Most of the time, the things that weigh us down aren’t the significant crises. It’s the drawer that never gets cleaned out. The thank-you note we mean to send. We keep drafting and deleting the email.
Each one is small. Insignificant, really. But together? They hum like static in the back of our minds. And over time, that static becomes noise we can’t tune out.
So I tried something different. I gave myself a challenge: one day where I put off nothing.
One Day. No Delay.
The rules were simple: if something needed to be done, I did it. Right then.
The call I’d been avoiding? Three minutes.
The thank-you note? Five.
That half-finished email? Sent in under two.

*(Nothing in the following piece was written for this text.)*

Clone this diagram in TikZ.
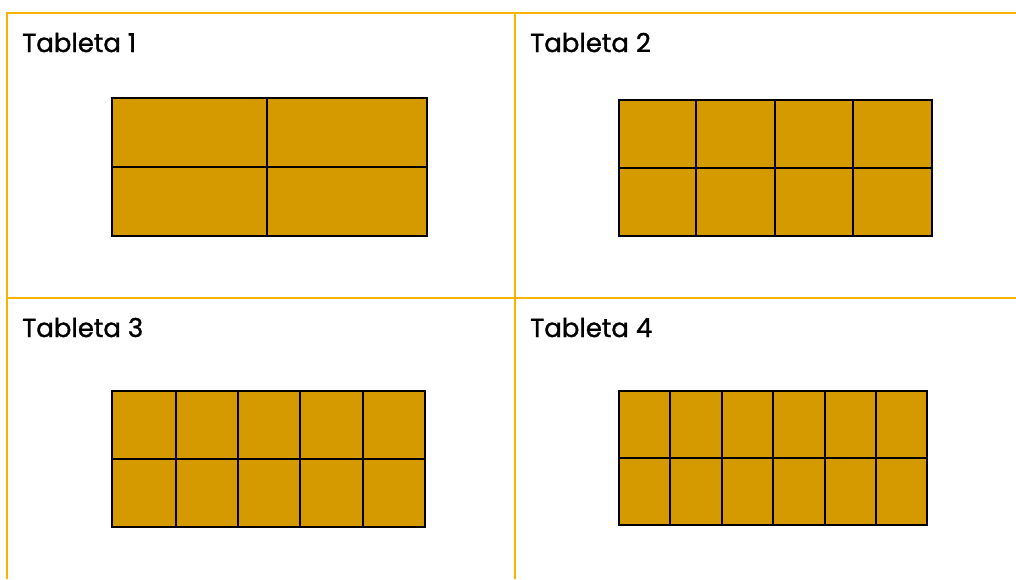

Even the junk drawer I kept walking past? Seven minutes, and it was no longer a weight on my mind.
By the end of the day, I didn’t just have a cleaner slate—I felt lighter. Clearer. More focused.
The Real Cost of Delay
Here’s the truth we don’t like to admit: procrastination isn’t free.
Every time we delay, the task remains. It lingers, tapping us on the shoulder, whispering, “Still here.”
A single whisper is easy to ignore. But add dozens, even hundreds, and you start to carry a burden you don’t even notice until it’s gone.
On my Put Off Nothing Day, I realized I’d been hauling around a backpack full of little delays. Setting them down one by one gave me back an energy I didn’t know I’d lost.
Doing Is Easier Than Avoiding
The strangest part? The things I had been avoiding were almost embarrassingly quick to complete.
That three-minute call had lived in my head for a week. The seven-minute drawer had bothered me for months. The thank-you note had carried guilt every time I thought of it.
It turns out that doing the thing is almost always easier than not doing it. Avoidance costs more than action.
And once I started acting, momentum took over. Each completed task wasn’t just a checkmark—it was fuel.
Why It Works
There’s a reason this feels so freeing. Our brains are wired to hate open loops. Unfinished tasks stick in our memory more than finished ones. Psychologists call it the Zeigarnik Effect.
When we put something off, it doesn’t disappear—it hangs in mental limbo. Our brain keeps nudging us, reminding us, draining us.
A Put Off Nothing Day shuts those loops. One after another, the nudges stop. And what’s left isn’t just a longer to-do list—it’s peace.
What If We Did This More Often?
I’m not suggesting we live every day at this pace. We need margins. We need rest.
But imagine: what if once a month, you gave yourself a Put Off Nothing Day?
A day when you refused to carry the tiny burdens forward.
A day where you cleared the backlog, tied up loose ends, and emptied your backpack of whispers.
A day where you built trust in yourself by proving: I act now.
Think of the relief. The energy. The momentum. The confidence.
How to Try It Yourself
Here’s a simple framework:
- Pick your day. Mark it as “Put Off Nothing Day.”
- Make a list. Write down all the little things you’ve been avoiding.
- Act immediately. Don’t debate, don’t negotiate. Just do.
- Notice the shift. At the end of the day, reflect on how you feel—not just what you finished.
The magic isn’t in the tasks. It’s in the release.
A Challenge for You
We think procrastination is about laziness. It’s not. It’s about weight. And carrying that weight quietly drains us more than we realize.
A Put Off Nothing Day is an experiment in putting that weight down.
So here’s the challenge: choose one day this week. Don’t put anything off. Answer the text. Send the note. Pay the bill. Clean the drawer. Close the loops.
You may discover that the hard part isn’t the doing. It’s the waiting.
And once you feel the lightness of action, you’ll wonder why you ever carried the weight of delay for so long.